Summarized briefly, here are the high points of this second installment and refinement of the study:
- Eliminating the “buckets” from the last time.
- Introducing more statistical rigor.
- Qualifying and refining conclusions from last time.
Also, for the purposes of this post, please keep in mind that non-incorporation of feedback is not a rejection of that feedback. I plan to continue refinement but also to keep posting about progress.
Addressing Some of the Easier Questions and Requests
Before getting started, I’ll answer a few of the quicker-to-answer items that arose out of the comments.
Did your analysis count unit test methods when assessing cyclomatic complexity, etc.?

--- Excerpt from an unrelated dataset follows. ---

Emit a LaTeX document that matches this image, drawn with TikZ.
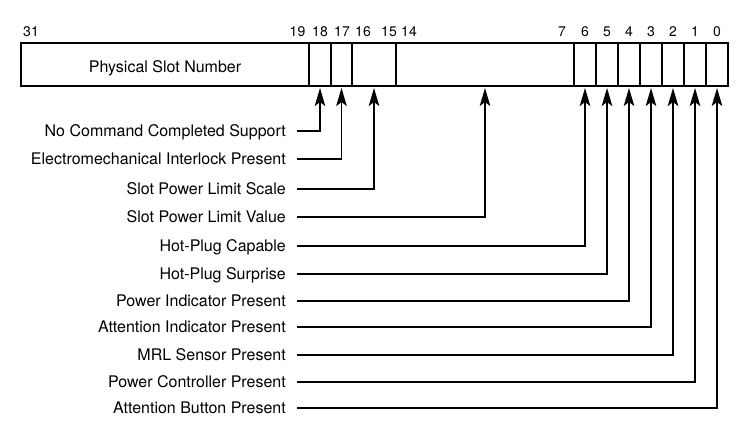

Yes. It might be interesting to discount unit test methods and re-run analysis, and I may do that at some point.
Can you show the code you’re using? Which codebases did you use?
The scraping/analysis tooling I’ve built using the NDepend API is something that I use in my consulting practice and is in a private repo. As for the list of specific codebases, I’m thinking I’ll publish that following the larger sample size study. In the most general terms, I’m going through pages like this that list (mostly) C# repos and using their links.
What about different/better categorization of unit test quality (test coverage, bolted on later vs. written throughout vs. demonstrably test driven)?
This is definitely something I want to address, but the main barrier here is how non-trivial this is to assess from a data-gathering perspective. So I will do this, but it will also take time.
Think of even just the anecdotally “easy” problem of determining TDD vs. non-TDD. I approximated this by positing that test-driving will create a certain ratio of test methods to production methods since any production method will be preceded by a test method (notwithstanding future extract method refactorings). We could, perhaps, do better by auditing source control history and looking for a certain commit cadence (modification to equal numbers of test/production classes, for instance). But that’s hard, and it doesn’t account for situations with large batch commits, for instance.
The upshot is that it’s going to take some doing, but I think we collectively can figure it out.